Templates balance efficiency with speed. Sometimes you need to focus on one more than the other. In that case, deviate from the template.
A Template Allows Improvements
Improvement usually comes through intentional activity. Sometimes we learn and grow without knowing how, but if we want to be the most effective in growth, we need to map out how that growth should occur. Templates help you do that.
Templates help you test new things. By keeping everything the same except one item, you can test that one item to decide whether it would improve or detract from your efforts. That’s a key to improving your blog posts over time. If you are changing the format every time, and you see greater success with a post, you will not know what caused it. Sure–you could just continue to use the format that was successful (and that’s a great plan) but you will not know what to change to improve it unless you then continue to use that winning template and tweak it for testing purposes.
A Template Allows A Common Voice
Consistency is important to growth. Audiences get to know you in various ways. One way they get to know you is by the way you present yourself to them. If your audience only sees your blog posts, it’s important to consider how your voice is heard through it. Part of your voice is not only what you say, but how you say it. And (to some degree) the format you use defines how you say it.
If you have more than one writer for your brand, it’s even more important. Your brand is your voice, and the format of your blog posts helps solidify that voice. In some instances you might want writers to have their own unique voices, but if your purpose is to reinforce a single brand voice, your template will help.
Here’s my template, or a simplified version of it. I would never recommend copying someone else’s template, but I present it to illustrate how it could be done.
- Interesting and related photo.
- At the top of the page.
- For longer articles (more than 600 words) display one image per 300 words.
- Statement to capture attention with the topic. Question, shocking statement, statement acknowledging some pain or difficulty I’m helping the reader solve, or some other interesting statement. Something in the first sentence to say what this is about and why they need to read further.
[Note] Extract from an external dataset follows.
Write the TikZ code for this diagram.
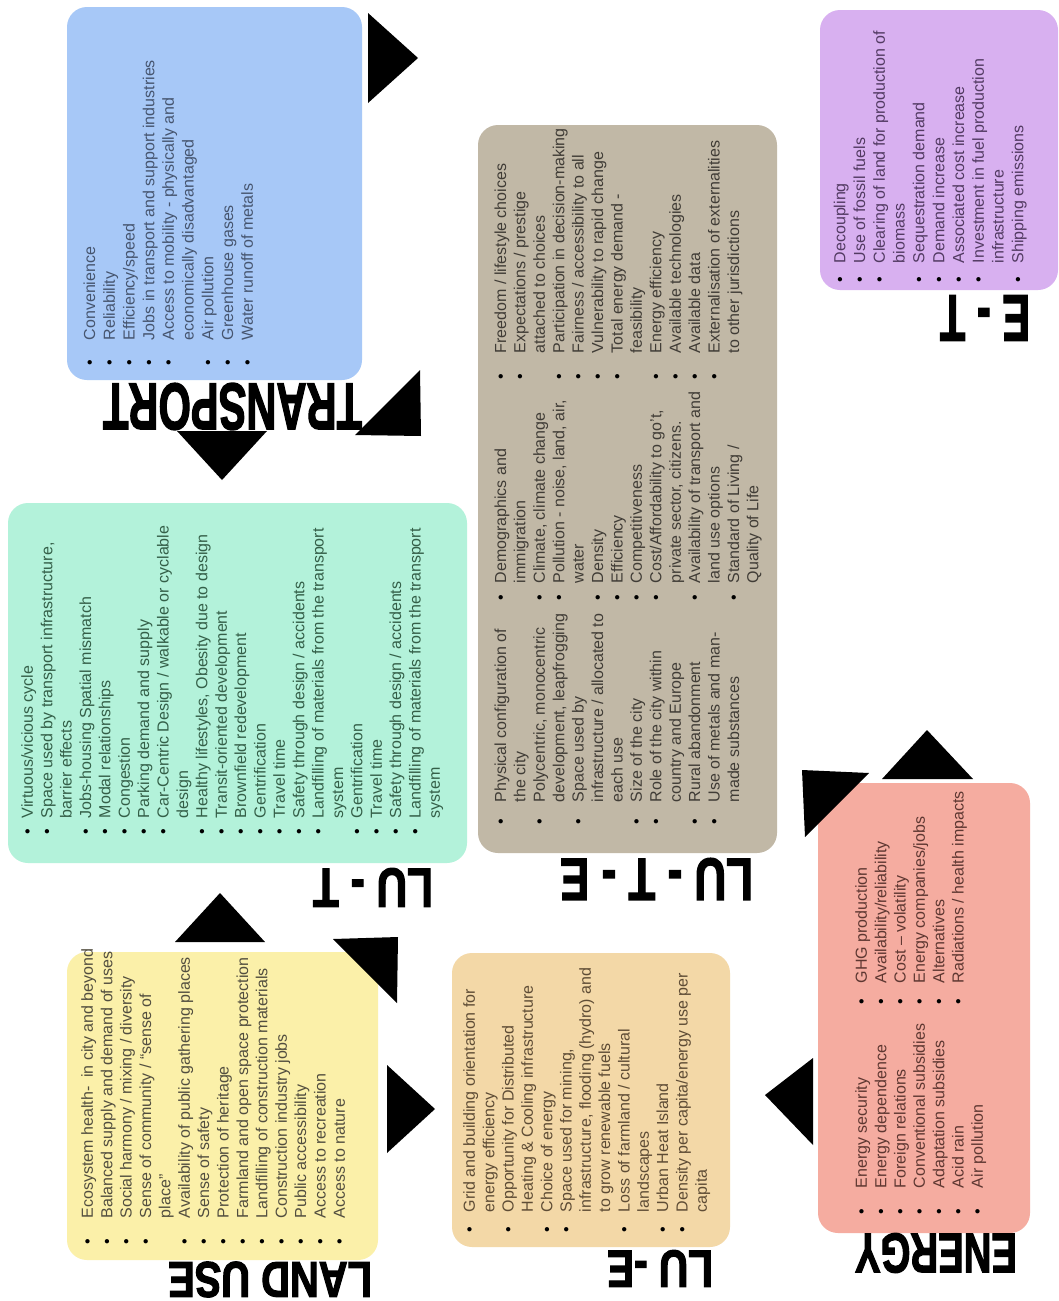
\documentclass[tikz,border=0pt]{standalone}
\usepackage{fontspec}
\setmainfont{Liberation Sans}
\newfontfamily\ttlfont{Liberation Sans}[FakeBold=2.5,UprightFont=*-Bold]
\usepackage{graphicx}
\definecolor{cTr}{HTML}{A7C8F7}\definecolor{tTr}{HTML}{46556F}
\definecolor{cEt}{HTML}{D8B0F0}\definecolor{tEt}{HTML}{523A62}
\definecolor{cLte}{HTML}{C1B8A6}\definecolor{tLte}{HTML}{403C36}
\definecolor{cLt}{HTML}{B3F2DA}\definecolor{tLt}{HTML}{345F48}
\definecolor{cLu}{HTML}{FBF0A9}\definecolor{tLu}{HTML}{524E3F}
\definecolor{cLe}{HTML}{F3D8A7}\definecolor{tLe}{HTML}{5E4C35}
\definecolor{cEn}{HTML}{F5ACA0}\definecolor{tEn}{HTML}{5E3731}
\newcommand{\blist}[3]{{\fontsize{16}{#1}\selectfont\begin{tabular}{@{}l@{\hspace{#2}}l@{}}#3\end{tabular}}}
\newcommand{\bu}{{\color{black}\textbullet}}
\tikzset{
  box/.style={rounded corners=20pt, inner sep=0pt, outer sep=0pt, draw=none},
  lst/.style={rotate=90, anchor=north west, inner sep=0pt, outer sep=0pt},
  ttl/.style={rotate=180, inner sep=0pt, outer sep=0pt},
  tri/.style={fill=black}
}
\begin{document}
\begin{tikzpicture}[x=1pt,y=-1pt]
\useasboundingbox (0,0) rectangle (1059,1301);
\fill[white] (0,0) rectangle (1059,1301);
% boxes
\node[box, fill=cTr, minimum width=295pt, minimum height=373pt] (transport) at (214.5,193.5) {};
\node[box, fill=cEt, minimum width=238pt, minimum height=280pt] (et) at (939,150) {};
\node[box, fill=cLte, minimum width=299pt, minimum height=728pt] (lute) at (627.5,489) {};
\node[box, fill=cLt, minimum width=459pt, minimum height=360pt] (lut) at (237.5,683) {};
\node[box, fill=cLu, minimum width=311pt, minimum height=308pt] (landuse) at (222.5,1106) {};
\node[box, fill=cLe, minimum width=278pt, minimum height=294pt] (lue) at (591,1100) {};
\node[box, fill=cEn, minimum width=212pt, minimum height=450pt] (energy) at (924,1008) {};
% titles
\node[ttl] (transport-t) at (232.5,406.5) {\resizebox{259pt}{46pt}{\ttlfont TRANSPORT}};
\node[ttl] (et-t) at (985,318) {\resizebox{90pt}{45pt}{\ttlfont E - T}};
\node[ttl] (lute-t) at (656.5,879) {\resizebox{193pt}{41pt}{\ttlfont LU - T - E}};
\node[ttl] (lut-t) at (373,887.5) {\resizebox{120pt}{38pt}{\ttlfont LU - T}};
\node[ttl] (landuse-t) at (270,1279.5) {\resizebox{204pt}{35pt}{\ttlfont LAND USE}};
\node[ttl] (lue-t) at (660,1268.5) {\resizebox{106pt}{36pt}{\ttlfont LU -E}};
\node[ttl] (energy-t) at (936,1253) {\resizebox{162pt}{39pt}{\ttlfont ENERGY}};
% lists
\node[lst, text=tTr] (transport-l) at (81.4,365.8) {\blist{19.7pt}{20pt}{%
\bu & Convenience\\
\bu & Reliability\\
\bu & Efficiency/speed\\
\bu & Jobs in transport and support industries\\
\bu & Access to mobility - physically and\\
 & economically disadvantaged\\
\bu & Air pollution\\
\bu & Greenhouse gases\\
\bu & Water runoff of metals}};
\node[lst, text=tEt] (et-l) at (831.4,282.8) {\blist{19.8pt}{14pt}{%
\bu & Decoupling\\
\bu & Use of fossil fuels\\
\bu & Clearing of land for production of\\
 & biomass\\
\bu & Sequestration demand\\
\bu & Demand increase\\
\bu & Associated cost increase\\
\bu & Investment in fuel production\\
 & infrastructure\\
\bu & Shipping emissions}};
\node[lst, text=tLt] (lut-l) at (19.4,834.8) {\blist{19.38pt}{11pt}{%
\bu & Virtuous/vicious cycle\\
\bu & Space used by transport infrastructure,\\
 & barrier effects\\
\bu & Jobs-housing Spatial mismatch\\
\bu & Modal relationships\\
\bu & Congestion\\
\bu & Parking demand and supply\\
\bu & Car-Centric Design / walkable or cyclable\\
 & design\\
\bu & Healthy lifestyles, Obesity due to design\\
\bu & Transit-oriented development\\
\bu & Brownfield redevelopment\\
\bu & Gentrification\\
\bu & Travel time\\
\bu & Safety through design / accidents\\
\bu & Landfilling of materials from the transport\\
 & system\\
\bu & Gentrification\\
\bu & Travel time\\
\bu & Safety through design / accidents\\
\bu & Landfilling of materials from the transport\\
 & system}};
\node[lst, text=tLu] (landuse-l) at (79.4,1244.8) {\blist{19.38pt}{21pt}{%
\bu & Ecosystem health-~ in city and beyond\\
\bu & Balanced supply and demand of uses\\
\bu & Social harmony / mixing / diversity\\
\bu & Sense of community / “sense of\\
 & place”\\
\bu & Availability of public gathering places\\
\bu & Sense of safety\\
\bu & Protection of heritage\\
\bu & Farmland and open space protection\\
\bu & Landfilling of construction materials\\
\bu & Construction industry jobs\\
\bu & Public accessibility\\
\bu & Access to recreation\\
\bu & Access to nature}};
\node[lst, text=tLe] (lue-l) at (461.4,1232.8) {\blist{19.33pt}{15pt}{%
\bu & Grid and building orientation for\\
 & energy efficiency\\
\bu & Opportunity for Distributed\\
 & Heating \& Cooling infrastructure\\
\bu & Choice of energy\\
\bu & Space used for mining,\\
 & infrastructure, flooding (hydro) and\\
 & to grow renewable fuels\\
\bu & Loss of farmland / cultural\\
 & landscapes\\
\bu & Urban Heat Island\\
\bu & Density per capita/energy use per\\
 & capita}};
\node[lst, text=tEn] (energy-l1) at (853.4,1214.8) {\blist{19.33pt}{21pt}{%
\bu & Energy security\\
\bu & Energy dependence\\
\bu & Foreign relations\\
\bu & Conventional subsidies\\
\bu & Adaptation subsidies\\
\bu & Acid rain\\
\bu & Air pollution}};
\node[lst, text=tEn] (energy-l2) at (853.4,1004.8) {\blist{19.33pt}{16pt}{%
\bu & GHG production\\
\bu & Availability/reliability\\
\bu & Cost – volatility\\
\bu & Energy companies/jobs\\
\bu & Alternatives\\
\bu & Radiations / health impacts}};
\node[lst, text=tLte] (lute-l1) at (492.4,824.8) {\blist{19.42pt}{17pt}{%
\bu & Physical configuration of\\
 & the city\\
\bu & Polycentric, monocentric\\
 & development, leapfrogging\\
\bu & Space used by\\
 & infrastructure / allocated to\\
 & each use\\
\bu & Size of the city\\
\bu & Role of the city within\\
 & country and Europe\\
\bu & Rural abandonment\\
\bu & Use of metals and man-\\
 & made substances}};
\node[lst, text=tLte] (lute-l2) at (492.4,600.8) {\blist{19.42pt}{12pt}{%
\bu & Demographics and\\
 & immigration\\
\bu & Climate, climate change\\
\bu & Pollution - noise, land, air,\\
 & water\\
\bu & Density\\
\bu & Efficiency\\
\bu & Competitiveness\\
\bu & Cost/Affordability to go't,\\
 & private sector, citizens.\\
\bu & Availability of transport and\\
 & land use options\\
\bu & Standard of Living /\\
 & Quality of Life}};
\node[lst, text=tLte] (lute-l3) at (492.4,379.8) {\blist{19.42pt}{21pt}{%
\bu & Freedom / lifestyle choices\\
\bu & Expectations / prestige\\
 & attached to choices\\
\bu & Participation in decision-making\\
\bu & Fairness / accessibility to all\\
\bu & Vulnerability to rapid change\\
\bu & Total energy demand -\\
 & feasibility\\
\bu & Energy efficiency\\
\bu & Available technologies\\
\bu & Available data\\
\bu & Externalisation of externalities\\
 & to other jurisdictions}};
% triangles
\fill[tri] (368,13) -- (368,103) -- (418,58) -- cycle;
\fill[tri] (355,435) -- (420,370) -- (421,436) -- cycle;
\fill[tri] (177,431) -- (267,431) -- (222,480) -- cycle;
\fill[tri] (220,893) -- (265,942) -- (175,942) -- cycle;
\fill[tri] (333,939) -- (398,937) -- (397,1003) -- cycle;
\fill[tri] (387,1065) -- (387,1153) -- (435,1109) -- cycle;
\fill[tri] (813,1058) -- (813,1145) -- (765,1095) -- cycle;
\fill[tri] (802,770) -- (869,773) -- (805,837) -- cycle;
\fill[tri] (927,730) -- (973,779) -- (882,779) -- cycle;
\end{tikzpicture}
\end{document}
- A story to illustrate the problem or the reason to keep reading listed in the first sentence. (SHORT)
- A transition to the body. Some statement saying that I’m about to give them the answers they need.
- Succinct discussion of main points–each with at least a reference to an illustration.
- Be sure the points tie in with the main idea.
- Each point highlighted with a Heading
- Any heading with more than 300 words needs at least one subheading to break it up.
- Make it application oriented.
- Use short paragraphs 1-4 sentences long.
- Use short sentences peppered with long ones.
- Each point leads naturally to the next point.
- Remind them of the main point.
- Remind them what happens if they will follow my advice.
- Call to action–something for them to do (even if just comment).
- Consider what you could have them to in application that will be mutually beneficial–weighted more toward the reader’s benefit.
- Only have ONE call to action. Be specific.
Templates are helpful. You naturally tend to create them because your brain craves patterns, but being intentional in creating templates can position you for growth and greater perspective. Why not sit down and create a template and improve your business even more?